女性にとっての差別や抑圧などの社会的な現実を顕在化させ,個人のエンパワメントと社会的抑圧の根絶を目指す。

女性主義(フェミニズム)

不明

 

実存主義アプローチ

利用者が他者とのつながりを形成し,疎外状態から解放されることに焦点を当てる。

実存主義

クリル

 

エコロジカルアプローチ

「人と環境」の交互作用に着目した援助法

システム理論

ジャーメイン

ギッターマン

 

 

 

これを覚えたところで今日の問題です。

 

33回・問題101

次のうち,ソーシャルワークにおける機能的アプローチに関する記述として,最も適切なものを1つ選びなさい。

1 クライエントが被っている差別や抑圧に対抗するため,既存の制度や政策を批判し,これらの変革を目指す。

2 クライエントとのコミュニケーションを通じ,クライエントのパーソナリティの変容と環境との機能不全の改善を目指す。

3 クライエントのニーズを機関の機能との関係で明確化し,援助過程の中でクライエントの社会的機能の向上を目指す。

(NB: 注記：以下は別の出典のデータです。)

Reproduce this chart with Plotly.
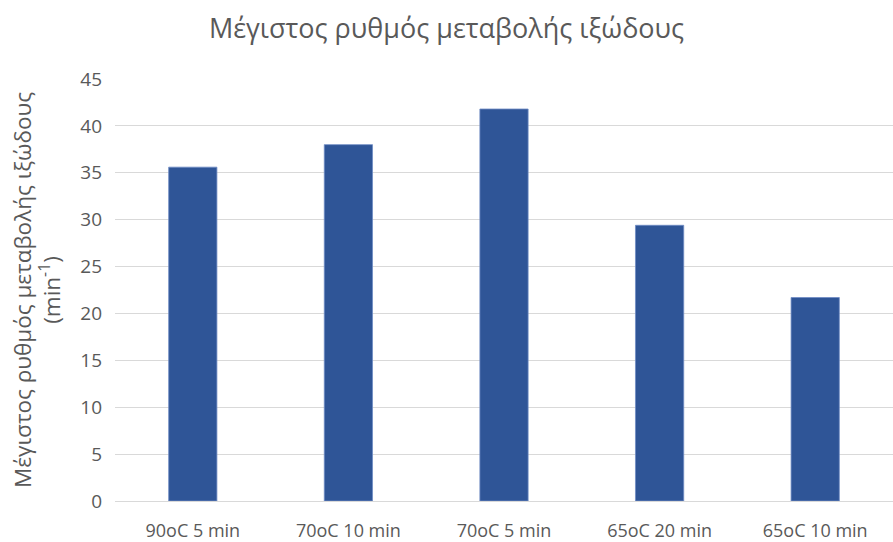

4 クライエントの望ましい行動を増加させ,好ましくない行動を減少させることを目指す。

5 クライエントの問題の解決へのイメージに焦点を当て,問題が解決した状態を実現することにより,クライエントの社会的機能の向上を目指す。

 

すべての選択肢はあるアプローチのことを述べている問題です。

 

この中から,機能的アプローチを選びます。

 

知識がないと5分の1以上の確率で正解することは困難です。

 

それでは,解説です。

 

1 クライエントが被っている差別や抑圧に対抗するため,既存の制度や政策を批判し,これらの変革を目指す。

 

これは,エンパワメントアプローチを述べたものです。

 

抑圧という用語が含まれていると,エンパワメントアプローチ,あるいは,フェミニストアプローチです。

 

2 クライエントとのコミュニケーションを通じ,クライエントのパーソナリティの変容と環境との機能不全の改善を目指す。

 

これは,心理社会的アプローチを述べたものです。

 

コミュニケーションという用語が含まれていると心理社会的アプローチだと判断できます。

 

3 クライエントのニーズを機関の機能との関係で明確化し,援助過程の中でクライエントの社会的機能の向上を目指す。

 

これが正解です。

 

機関の「機能」という用語が含まれていると機能的アプローチだと判断できます。

 

4 クライエントの望ましい行動を増加させ,好ましくない行動を減少させることを目指す。

 

これは行動変容アプローチを述べたものです。

 

行動を変えるといったニュアンスが含まれていると行動変容アプローチだと判断できます。

 

5 クライエントの問題の解決へのイメージに焦点を当て,問題が解決した状態を実現することにより,クライエントの社会的機能の向上を目指す。

 

これは,解決志向アプローチを述べたものです。

 

解決のイメージといったニュアンスが含まれていると解決志向アプローチだと判断できます。

 

ただし,解決志向アプローチは,さまざまなスタイルで出題されます。解決志向アプローチで用いられる質問も押さえておきたいです。